Kami : Gita dan Zendy
Kalian : Bapak Ibu
Aku tahu kalian khawatir pada kami, terutama aku. Kalian tidak ingin melihatku 'down' lagi seperti dulu waktu aku patah hati. Memang, kami setiap hari bertemu, lengket seperti perangko (kata tanteku), kemana-mana berdua, pagi-pagi sudah jalan-jalan, tapi tetap kami tahu aturan, tahu sopan santun, tahu tata krama, dan menghormati orang tua serta aturan-aturan orang tua seperti jam pulang rumah. Kami berusaha bersama, bekerja keras bersama, saling membantu sehingga tidak ada beban di antara kami.
Aku menganggap ini bukan sekedar pacaran main-main. Kami serius, kami sudah saling yakin, saling percaya, dan mantap pada pilihan ini. Hubungan kami santai tapi pasti, serius tapi tidak kaku, penuh candaan tapi tegas. Zendy benar-benar dewasa, dia bisa memposisikan dirinya sebagai anak pertama, sebagai kakak dari adik-adiknya, sebagai rekan kerja, sebagai teman main, sebagai pacar, sebagai sahabat, dan tentunya sebagai calon menantu di depan orang tuaku.
Dia sudah aku kenalkan ke keluarga besar dari Bapakku di Krian waktu lebaran kemarin, bahagianya tidak bisa diucapkan ketika Bapak Ibuku mengadakan obrolan, guyonan, atau perintah sederhana yang bisa mendekatkan mereka. Dulu bagi kami ini hanya mimpi, tapi sekarang semua terjadi. Ini bukti Allah itu Ada, doa-doa yang kami panjatkan setiap hari. Perlahan menunjukkan hasilnya.

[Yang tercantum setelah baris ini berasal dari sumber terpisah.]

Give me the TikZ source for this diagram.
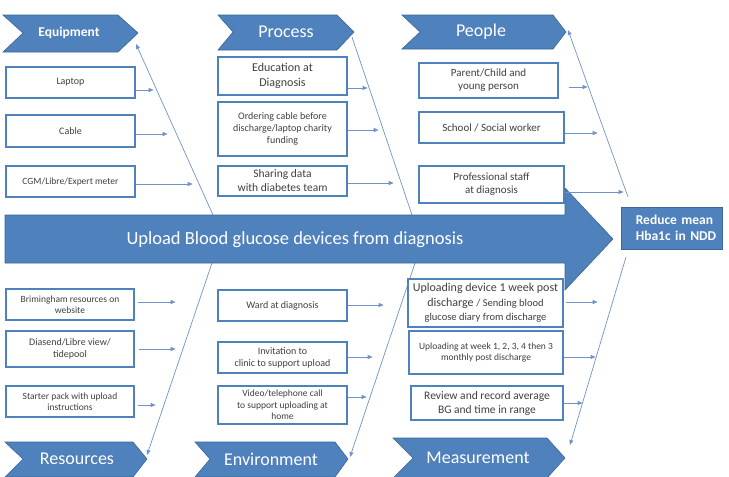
\documentclass[tikz,border=0pt]{standalone}
\usepackage{fontspec}
\setmainfont{Carlito}
\usetikzlibrary{arrows.meta}
\definecolor{fb}{HTML}{4F81BD}
\definecolor{fbd}{HTML}{3A679C}
\definecolor{lnc}{HTML}{6F93C8}
\definecolor{tx}{HTML}{404040}
\newcommand{\mybox}[7]{\node[box, minimum width={#4-#2}, minimum height={#5-#3}, #7] (#1) at ({(#2+#4)/2},{(#3+#5)/2}) {#6};}
\begin{document}
\begin{tikzpicture}[x=1pt,y=-1pt,
 box/.style={draw=fb, line width=1.4pt, fill=white, align=center, text=tx, inner sep=1pt},
 fa/.style={font=\fontsize{9.5}{11.5}\selectfont},
 fb/.style={font=\fontsize{10}{12}\selectfont},
 fc/.style={font=\fontsize{11}{13}\selectfont},
 fd/.style={font=\fontsize{11.5}{14}\selectfont},
 fe/.style={font=\fontsize{12}{14.5}\selectfont},
 chev/.style={fill=fb, draw=fbd, line width=0.6pt},
 htext/.style={text=white, font=\fontsize{18}{20}\selectfont},
 arr/.style={draw=lnc, line width=0.7pt, -{Triangle[length=5pt,width=4pt]}},
 plain/.style={draw=lnc, line width=0.7pt}
]
\useasboundingbox (0,0) rectangle (729,477);

% coordinates for the fishbone diagonals
\coordinate (eqS) at (213,215);  \coordinate (eqE) at (136,44);
\coordinate (prS) at (412,215);  \coordinate (prE) at (352,37);
\coordinate (peS) at (628,197);  \coordinate (peE) at (568,30);
\coordinate (reS) at (212,263);  \coordinate (reE) at (147,455);
\coordinate (enS) at (415,263);  \coordinate (enE) at (350,457);
\coordinate (meS) at (626,257);  \coordinate (meE) at (570,445);

\draw[arr] (eqS) -- (eqE);
\draw[plain] (prS) -- (prE);
\draw[arr] (peS) -- (peE);
\draw[arr] (reS) -- (reE);
\draw[arr] (enS) -- (enE);
\draw[arr] (meS) -- (meE);

% spine
\path[chev] (5,215) -- (565,215) -- (565,188) -- (613,239) -- (565,290) -- (565,263) -- (5,263) -- cycle;
\node[htext, font=\fontsize{18.5}{20}\selectfont] (spine) at (295,240) {Upload Blood glucose devices from diagnosis};

% effect
\node[draw=fbd, fill=fb, line width=0.6pt, minimum width=101, minimum height=42, text=white, align=left, anchor=north west, inner sep=0pt, text width=90, font=\bfseries\fontsize{13.5}{16}\selectfont] (eff) at (621,207) {\hspace*{9pt}Reduce mean\\\hspace*{9pt}Hba1c in NDD};

% header chevrons
\path[chev] (3,15) -- (118,15) -- (138,33) -- (118,52) -- (3,52) -- (23,33) -- cycle;
\node[text=white, font=\bfseries\fontsize{13.5}{16}\selectfont] (hEq) at (69,33) {Equipment};
\path[chev] (218,15) -- (337,15) -- (354,32) -- (337,50) -- (218,50) -- (233,32) -- cycle;
\node[htext] (hPr) at (286,32) {Process};
\path[chev] (402,15) -- (553,15) -- (566,32) -- (553,49) -- (402,49) -- (420,32) -- cycle;
\node[htext] (hPe) at (481,32) {People};
\path[chev] (5,442) -- (133,442) -- (147,459) -- (133,477) -- (5,477) -- (23,459) -- cycle;
\node[htext] (hRe) at (77,459) {Resources};
\path[chev] (195,442) -- (335,442) -- (348,459) -- (335,477) -- (195,477) -- (210,459) -- cycle;
\node[htext] (hEn) at (271,459) {Environment};
\path[chev] (393,438) -- (547,438) -- (565,458) -- (547,478) -- (393,478) -- (413,458) -- cycle;
\node[htext] (hMe) at (478,458) {Measurement};

% Equipment
\mybox{laptop}{6}{67}{135}{98}{Laptop}{fb}
\mybox{cable}{6}{115}{135}{147}{Cable}{fb}
\mybox{cgm}{6}{166}{135}{197}{CGM/Libre/Expert meter}{fa}
\draw[arr] ([yshift=-7.5pt]laptop.east) -- ++(18,0);
\draw[arr] ([yshift=-3pt]cable.east) -- ++(32,0);
\draw[arr] ([yshift=-2.5pt]cgm.east) -- ++(57,0);

% Process
\mybox{edu}{218}{57}{347}{95}{Education at\\Diagnosis}{fe}
\mybox{order}{218}{102}{347}{156}{Ordering cable before\\discharge/laptop charity\\funding}{fb}
\mybox{share}{218}{166}{347}{196}{Sharing data\\with diabetes team}{fd}
\draw[arr] ([yshift=-12pt]edu.east) -- ++(20,0);
\draw[arr] ([yshift=-1pt]order.east) -- ++(31,0);
\draw[arr] ([yshift=-2pt]share.east) -- ++(46,0);

% People
\mybox{parent}{419}{63}{558}{98}{Parent/Child and\\young person}{fc}
\mybox{school}{419}{112}{564}{143}{School / Social worker}{fc}
\mybox{prof}{419}{166}{564}{203}{Professional staff\\at diagnosis}{fc}
\draw[arr] ([xshift=10pt,yshift=-6.5pt]parent.east) -- ++(19,0);
\draw[arr] ([yshift=-5.5pt]school.east) -- ++(33,0);
\draw[arr] ([yshift=-7.5pt]prof.east) -- ++(59,0);

% Resources
\mybox{brim}{6}{289}{134}{320}{Brimingham resources on\\website}{fa}
\mybox{dia}{6}{331}{134}{367}{Diasend/Libre view/\\tidepool}{fb}
\mybox{starter}{6}{386}{134}{417}{Starter pack with upload\\instructions}{fa}
\draw[arr] ([xshift=3pt,yshift=2.5pt]brim.east) -- ++(38,0);
\draw[arr] ([xshift=4pt]dia.east) -- ++(37,0);
\draw[arr] ([xshift=3pt,yshift=-3.5pt]starter.east) -- ++(18,0);

% Environment
\mybox{ward}{218}{290}{347}{321}{Ward at diagnosis}{fb}
\mybox{invit}{218}{342}{347}{373}{Invitation to\\clinic to support upload}{fb}
\mybox{video}{218}{386}{347}{424}{Video/telephone call\\to support uploading at\\home}{fa}
\draw[arr] ([yshift=0.5pt]ward.east) -- ++(36,0);
\draw[arr] ([yshift=0.5pt]invit.east) -- ++(25,0);
\draw[arr] ([yshift=8pt]video.east) -- ++(19,0);

% Measurement
\mybox{upd}{408}{279}{563}{327}{{\fontsize{12}{14}\selectfont Uploading device 1 week post}\\{\fontsize{12}{14}\selectfont discharge} {\fontsize{10.5}{13}\selectfont / Sending blood}\\{\fontsize{10.5}{13}\selectfont glucose diary from discharge}}{fe}
\mybox{week}{409}{331}{563}{374}{Uploading at week 1, 2, 3, 4 then 3\\monthly post discharge}{fa}
\mybox{review}{411}{386}{563}{420}{Review and record average\\BG and time in range}{fd}
\draw[arr] ([xshift=2pt,yshift=1pt]upd.east) -- ++(32,0);
\draw[arr] ([yshift=-4.5pt]week.east) -- ++(32,0);
\draw[arr] (review.east) -- ++(19,0);
\end{tikzpicture}
\end{document}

Ketakutan dan kekhawatiran Bapak Ibu memang beralasan mengingat dulu bagaimana 'shock' dan 'down' nya aku ketika patah hati. Mengurung diri di kamar, tidak makan, keluar kamar hanya untuk solat, pikiran kacau, muka kusut. Aku memang tidak bisa menjanjikan keberhasilan hubunganku dengan Zendy, begitupun juga dia, tapi kami benar-benar berusaha menjaga hubungan ini, hanya waktu yang dapat membuktikan keseriusan kami. Aku sudah tidak mau yang lain, begitupun dia. Kami berjanji sebisa mungkin tidak akan pernah mengecewakan kalian. Percaya pada kami.